Canadian stocks fell for a second day, led by raw-materials and energy producers, on concern changes in China’s government policy may stunt growth in the world’s second-biggest economy.
Cenovus Energy Inc. and Canadian Natural Resources Ltd. slipped at least 2.5 percent as the price of crude briefly fell below $90 for the first time in 2013. Agrium Inc. dropped 1.7 percent after its chairman urged shareholders to vote against a board slate backed by an activist investor. Aurizon Mines Ltd. gained 2.8 percent after agreeing to sell itself to Hecla Mining Co. in a deal valued at C$796 million ($774 million).
The Standard & Poor’s/TSX Composite Index fell 65.71 points, or 0.5 percent, to 12,707.41 at 4 p.m. in Toronto. Materials companies erased 2.6 percent, the most among the index’s 10 groups, and energy producers slid 0.6 percent. Trading volume was 1.8 percent above the 30-day average. The S&P/TSX has risen 2.2 percent this year.
“The market had been getting close to new highs and people are getting uncomfortable,” said Paul Harris, a fund manager with Avenue Investment Management in Toronto, which oversees about C$300 million. “India and China, those stock exchanges have come off a fair bit in the last little while. People have seen the market run up a lot in the last two to three months and were expecting a pullback.”
The Shanghai Stock Exchange Composite Index fell 3.7 percent today, the most since August 2011, after China’s cabinet last week ordered tighter mortgage rules to cool the property market. The Chinese government is seeking higher downpayments on second-home loans and stricter enforcement of sales-tax policy.

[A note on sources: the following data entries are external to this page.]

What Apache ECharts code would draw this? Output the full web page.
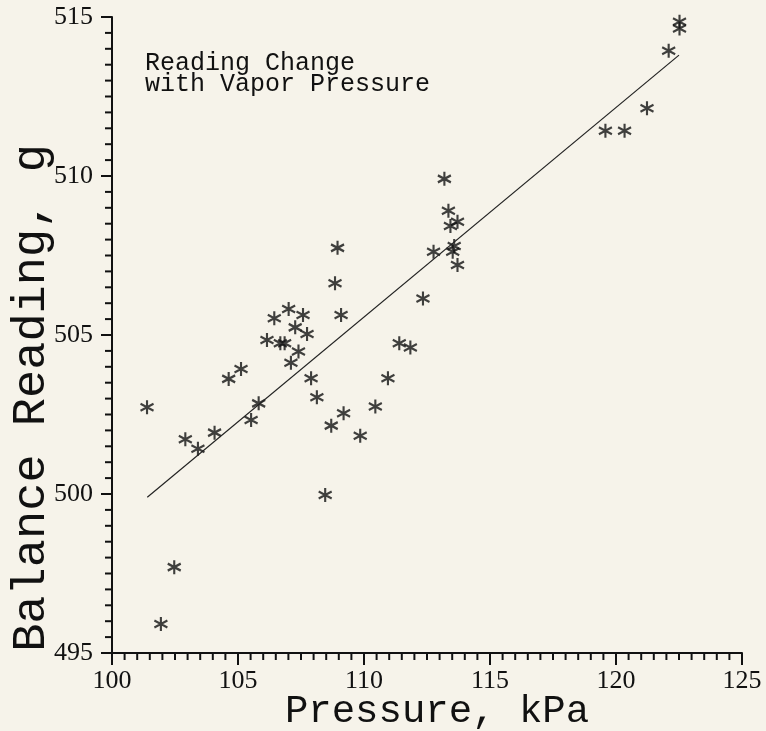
<!DOCTYPE html>
<html>
<head>
<meta charset="utf-8">
<script src="https://cdn.jsdelivr.net/npm/echarts@6/dist/echarts.min.js"></script>
<style>
    html, body { margin: 0; padding: 0; background: #f6f3ea; }
    #chart { width: 766px; height: 731px; }
</style>
</head>
<body>
<div id="chart"></div>
<script>
    // readings
    var pressure = [101.39, 101.94, 102.47, 102.91, 103.41, 104.07, 104.63, 105.12, 105.52, 105.82,
        106.15, 106.44, 106.68, 106.85, 107.01, 107.10, 107.27, 107.40, 107.58, 107.74,
        107.90, 108.13, 108.46, 108.70, 108.85, 108.95, 109.09, 109.19, 109.85, 110.45,
        110.95, 111.40, 111.84, 112.34, 112.76, 113.19, 113.35, 113.43, 113.52, 113.58,
        113.71, 113.71, 119.58, 120.34, 121.23, 122.09, 122.52, 122.52];
    var reading = [502.73, 495.91, 497.70, 501.72, 501.42, 501.93, 503.62, 503.93, 502.33, 502.85,
        504.84, 505.53, 504.74, 504.74, 505.82, 504.13, 505.24, 504.48, 505.63, 505.03,
        503.64, 503.04, 499.97, 502.15, 506.63, 507.74, 505.63, 502.54, 501.83, 502.75,
        503.64, 504.74, 504.61, 506.15, 507.62, 509.91, 508.91, 508.43, 507.62, 507.80,
        508.56, 507.20, 511.42, 511.42, 512.13, 513.94, 514.85, 514.64];
    // fitted line end points
    var fitPressure = [101.4, 122.5];
    var fitReading = [499.9, 513.8];

    // tick marks of the axes
    var xMajorTicks = [100, 105, 110, 115, 120, 125];
    var xMinorTicks = [100.5, 101, 101.5, 102, 102.5, 103, 103.5, 104, 104.5,
        105.5, 106, 106.5, 107, 107.5, 108, 108.5, 109, 109.5,
        110.5, 111, 111.5, 112, 112.5, 113, 113.5, 114, 114.5,
        115.5, 116, 116.5, 117, 117.5, 118, 118.5, 119, 119.5,
        120.5, 121, 121.5, 122, 122.5, 123, 123.5, 124, 124.5];
    var yMajorTicks = [495, 500, 505, 510, 515];
    var yMinorTicks = [495.5, 496, 496.5, 497, 497.5, 498, 498.5, 499, 499.5,
        500.5, 501, 501.5, 502, 502.5, 503, 503.5, 504, 504.5,
        505.5, 506, 506.5, 507, 507.5, 508, 508.5, 509, 509.5,
        510.5, 511, 511.5, 512, 512.5, 513, 513.5, 514, 514.5];

    var xMin = 100, xMax = 125, yMin = 495, yMax = 515;

    var points = [];
    for (var i = 0; i < pressure.length; i++) {
        points.push([pressure[i], reading[i]]);
    }
    var fit = [];
    for (var j = 0; j < fitPressure.length; j++) {
        fit.push([fitPressure[j], fitReading[j]]);
    }

    // [x, y, tick length]
    var xTicks = [], yTicks = [];
    xMajorTicks.forEach(function (v) { xTicks.push([v, yMin, 12]); });
    xMinorTicks.forEach(function (v) { xTicks.push([v, yMin, 7]); });
    yMajorTicks.forEach(function (v) { yTicks.push([xMin, v, 11]); });
    yMinorTicks.forEach(function (v) { yTicks.push([xMin, v, 7]); });

    var ink = '#111';
    var star = 'path://M0,-6L0,6M-5.2,-3L5.2,3M-5.2,3L5.2,-3';

    function tickSeries(data, down) {
        return {
            type: 'custom',
            silent: true,
            clip: false,
            z: 3,
            data: data,
            renderItem: function (params, api) {
                var p = api.coord([api.value(0), api.value(1)]);
                var len = api.value(2);
                var end = down ? [p[0], p[1] + len] : [p[0] - len, p[1]];
                return {
                    type: 'line',
                    shape: { x1: p[0], y1: p[1], x2: end[0], y2: end[1] },
                    style: { stroke: ink, lineWidth: 2 }
                };
            }
        };
    }

    function plotAxis(min, max, margin) {
        return {
            type: 'value',
            min: min,
            max: max,
            interval: 5,
            axisLine: { show: true, onZero: false, lineStyle: { color: ink, width: 2 } },
            axisTick: { show: false },
            splitLine: { show: false },
            axisLabel: {
                margin: margin,
                showMinLabel: true,
                showMaxLabel: true,
                color: ink,
                fontFamily: 'Liberation Serif',
                fontSize: 26
            }
        };
    }

    var myChart = echarts.init(document.getElementById('chart'));
    myChart.setOption({
        backgroundColor: '#f6f3ea',
        animation: false,
        grid: {
            left: 112,
            top: 17,
            right: 24,
            bottom: 78
        },
        xAxis: plotAxis(xMin, xMax, 15),
        yAxis: plotAxis(yMin, yMax, 19),
        graphic: [
            {
                type: 'text',
                left: 145,
                top: 51,
                style: {
                    text: 'Reading Change\nwith Vapor Pressure',
                    fill: ink,
                    font: '25px "Liberation Mono"',
                    lineHeight: 21
                }
            },
            {
                type: 'text',
                x: 8,
                y: 398,
                rotation: Math.PI / 2,
                style: {
                    text: 'Balance Reading, g',
                    fill: ink,
                    font: '47px "Liberation Mono"',
                    align: 'center',
                    verticalAlign: 'top'
                }
            },
            {
                type: 'text',
                x: 437,
                y: 712,
                style: {
                    text: 'Pressure, kPa',
                    fill: ink,
                    font: '39px "Liberation Mono"',
                    align: 'center',
                    verticalAlign: 'middle'
                }
            }
        ],
        series: [
            tickSeries(xTicks, true),
            tickSeries(yTicks, false),
            {
                name: 'fit',
                type: 'line',
                data: fit,
                symbol: 'none',
                lineStyle: { color: '#222', width: 1.2 }
            },
            {
                name: 'reading',
                type: 'scatter',
                data: points,
                symbol: star,
                symbolSize: [13, 14],
                itemStyle: { color: 'transparent', borderColor: ink, borderWidth: 2.2 }
            }
        ]
    });
</script>
</body>
</html>
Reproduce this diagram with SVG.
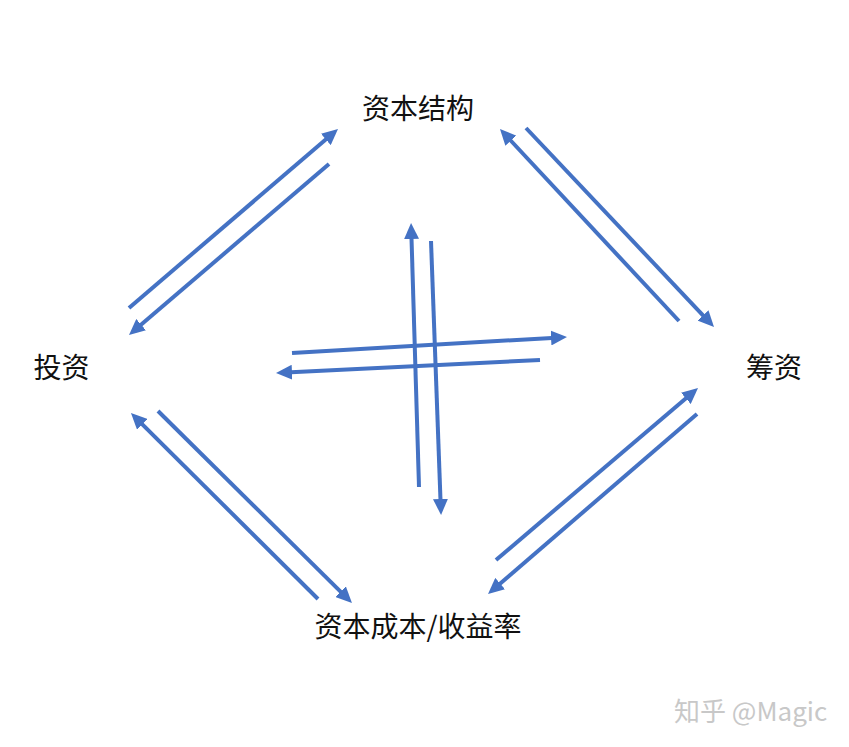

Separately, data yesterday showed China’s service industries grew last month at the weakest pace since September, adding to speculation that demand growth is slowing in the world’s second-biggest oil-consuming country.
Canadian Natural Resources slumped 2.5 percent to C$31.26 and Cenovus lost 2.8 percent to C$31.82. Crude for April delivery fell 0.6 percent to settle at $90.12 a barrel in New York. It slid as much as 1.5 percent to $89.33 earlier in the day.
Fifty-two of the 61 members in the S&P/TSX Materials Index declined, even as gold snapped a three-day losing streak on speculation that central banks will continue stimulus measures to spur economic growth. Gold futures for April delivery rose 10 cents to settle at $1,572.40 an ounce at 1:50 p.m. on the Comex in New York.
Yamana Gold Inc. decreased 6.3 percent to C$14.22, Iamgold Corp. slid 6 percent to C$6.32 and Silver Wheaton Corp. lost 4.7 percent to C$31.09.
Agrium lost C$1.87 to C$105.43 after Victor Zaleschuk, chairman of the Calgary-based company, sent a letter to shareholders asking them to re-elect the existing board at the seed and fertilizer supplier’s annual general meeting April 9.
He called an opposing slate from New York-based hedge fund Jana Partners LLC “a Trojan horse tactic” designed to break up Agrium. Jana has pressed the company to spin off its farm-supply retail network.
Atlantic Power Corp. plunged 17 percent to C$6.06, its lowest level since November 2008. The loss extended a 29 percent decline on Mar. 1 after the electric power company cut its annual dividend 65 percent to 40 Canadian cents a share.
“Even after a 29 percent share price decline, we believe it is too early for value investors to step in,” said Nelson Ng, analyst with RBC Capital Markets.
Aurizon added 12 Canadian cents to C$4.47. The cash-and-stock offer from U.S.-based Hecla Mining, which operates silver mines in Alaska and Idaho, comes after Aurizon rejected on Jan. 23 a C$780 million unsolicited bid from its largest shareholder, Alamos Gold Inc. Alamos climbed 0.9 percent to C$14.24.